When using nn.Conv2d layers in neural networks, the main goal is to learn useful features from images. The key metrics to check are training loss and validation accuracy. Loss tells us how well the model fits the training data, while accuracy shows how well it predicts new images. We also watch overfitting signs by comparing training and validation metrics. For tasks like image classification, accuracy is important. For image generation or segmentation, other metrics like Intersection over Union (IoU) or Mean Squared Error (MSE) matter. But overall, loss and accuracy guide us to know if the convolution layers are helping the model learn useful patterns.
nn.Conv2d layers in PyTorch - Model Metrics & Evaluation
| Predicted Cat | Predicted Dog |
|---------------|---------------|
| True Cat: 50 | False Dog: 5 |
| False Cat: 3 | True Dog: 42 |
Total samples = 50 + 5 + 3 + 42 = 100
Precision (Cat) = TP / (TP + FP) = 50 / (50 + 5) = 0.909
Recall (Cat) = TP / (TP + FN) = 50 / (50 + 3) = 0.943
Precision (Dog) = 42 / (42 + 3) = 0.933
Recall (Dog) = 42 / (42 + 5) = 0.893
This confusion matrix shows how well the convolutional model classifies cats and dogs. Precision and recall help us understand errors in each class.
Imagine a model using nn.Conv2d layers to detect defects in product images.
- High precision means most detected defects are real defects. This avoids wasting time fixing false alarms.
- High recall means the model finds most real defects, even if some false alarms happen.

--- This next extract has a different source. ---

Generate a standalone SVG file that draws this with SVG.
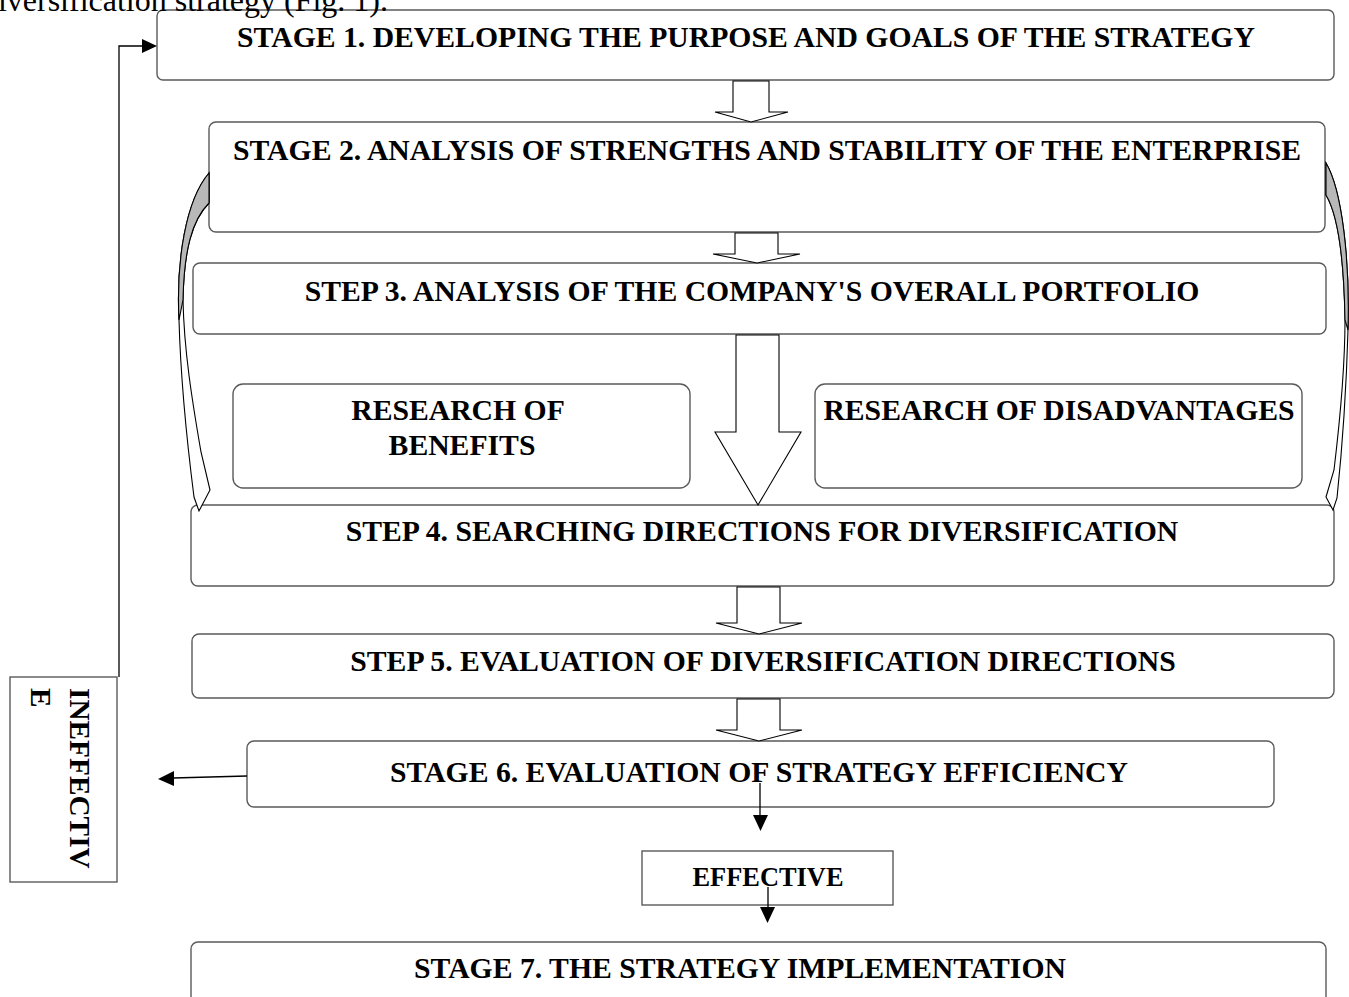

If the factory wants to avoid missing any defect, recall is more important. But if fixing false alarms is costly, precision matters more. The convolutional layers help extract features, but tuning the model affects this tradeoff.
Good metrics:
- Training loss steadily decreases and validation loss decreases or stabilizes.
- Validation accuracy above 80% for simple datasets like CIFAR-10.
- Balanced precision and recall above 0.8 for each class.
Bad metrics:
- Training loss decreases but validation loss increases (overfitting).
- Validation accuracy stuck near random guess (e.g., 10% for 10 classes).
- Very low recall or precision for important classes.
- Accuracy paradox: High accuracy can be misleading if classes are imbalanced. For example, 90% accuracy if 90% of images are one class.
- Data leakage: If test images leak into training, metrics look unrealistically good.
- Overfitting: Model memorizes training images but fails on new images, seen by gap between training and validation metrics.
- Ignoring class imbalance: Not using precision and recall can hide poor performance on rare classes.
Your convolutional model has 98% training accuracy but only 12% recall on the defect class in validation. Is it good for production? Why or why not?
Answer: No, it is not good. The model is very good at training data but misses most defects in new images (low recall). This means it fails to find important defects, which is risky. The model likely overfits and needs better training or data.